As the afternoon wore on, the first parturient became fully dilated and she was mounted on the delivery table, and had to leave her listening to her OB in the labor room. We had delivered a baby girl when they exclaimed we were mounting her as well. I said to myself, "Oh Crap, and double crap." We were still fixing the episiotomy when they carried her into the other delivery room. When we were done, I immediately ran and scrubbed in.

And then there were the decelerations all the way down to 60 beats per minute, with slow pick-up back to normal. The pediatricians already had their resuscitation table ready, O2 was running, the cardiologist and hematologist were in attendance.

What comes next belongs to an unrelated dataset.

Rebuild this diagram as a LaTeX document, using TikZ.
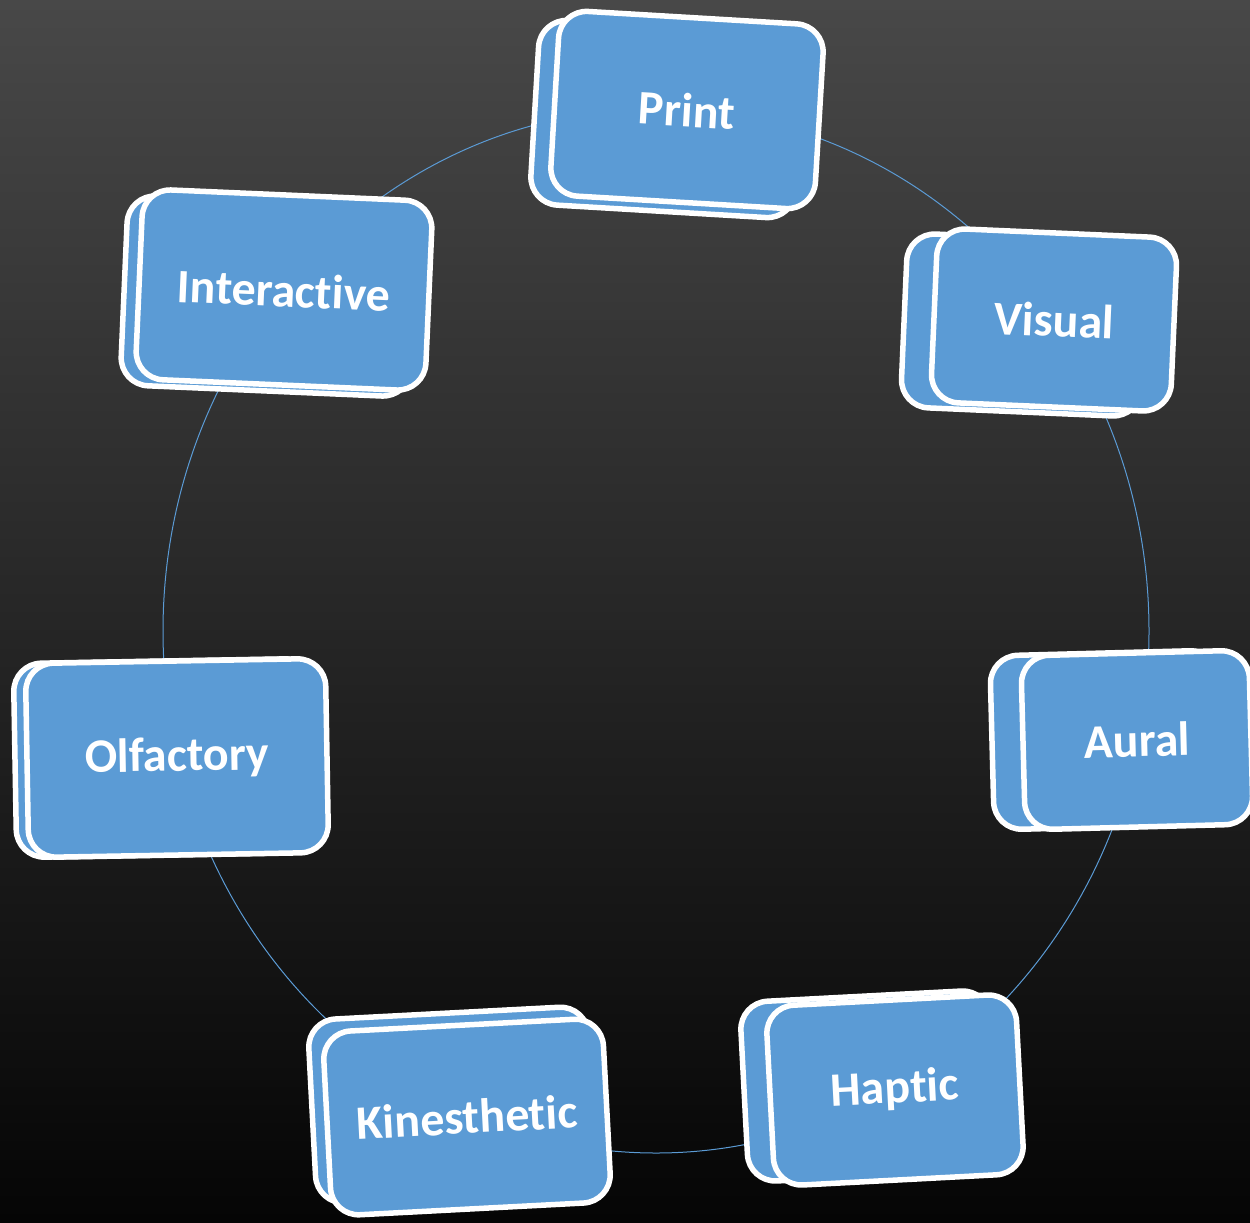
\documentclass[tikz,border=0pt]{standalone}
\usepackage{fontspec}
\setmainfont[Ligatures = NoCommon]{Carlito}
\definecolor{boxblue}{HTML}{5B9BD5}
\definecolor{bgtop}{HTML}{484848}
\definecolor{bgbottom}{HTML}{050505}
\tikzset{
  face/.style = {draw = white, line width = 5.5pt, fill = boxblue,
    rounded corners = 28pt, inner sep = 0pt, text = white,
    font = \fontsize{48}{48}\selectfont\bfseries},
  ring/.style = {draw = boxblue, line width = 1pt}
}
\begin{document}
\begin{tikzpicture}[x = 1pt, y = -1pt]
  \useasboundingbox (0,0) rectangle (1250,1223);
  \shade [top color = bgtop, bottom color = bgbottom] (0,0) rectangle (1250,1223);
  \draw [ring] (656,631) ellipse [x radius = 493, y radius = 522];
  % front face centre, size, tilt, offset of the back face
  \foreach \n/\x/\y/\w/\h/\r/\dx/\dy/\t in {
      print/687/110/265/185/-3.4/-20/9/Print,
      interactive/284/290/290/190/-2.5/-15/6/Interactive,
      visual/1054/320/240/174/-2.5/-30/5/Visual,
      aural/1137/740/228/174/1.5/-31/0/Aural,
      haptic/895/1090/250/180/3/-26/-4/Haptic,
      kinesthetic/467/1117/280/184/3/-15/-12/Kinesthetic,
      olfactory/177/758/300/194/1/-12/0/Olfactory}
  {
    \node [face, minimum width = \w, minimum height = \h, rotate = \r]
      (\n-back) at (\x+\dx, \y+\dy) {};
    \node [face, minimum width = \w, minimum height = \h, rotate = \r]
      (\n) at (\x, \y) {\t};
  }
\end{tikzpicture}
\end{document}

Then finally the baby came. Slowly, ever so slowly she came out into the world, and cried almost immediately as she came out. She was small for her age but oh never did a cry sound so good. A smile came on the new mother's face. Everybody in that room smiled and time held for a couple of seconds as we cut the cord and handed her to the pediatricians.

Minimal bleeding, a 4 lb baby, a heart still in failure and thankful grandparents were what I met after. It was my pleasure to be part of that, no matter how toxic it was. To look in my patient's eyes and see thank you, well, call it naive, but I think that's what we, doctors, all ever need.

As of this writing, the patient is still in our ward, recovering and her baby doing OK in the nursery. I pass by during our daily rounds and they all smile back.

Though it's been 3 days removed from that day, the events still linger, and every time the smile still returns to my face.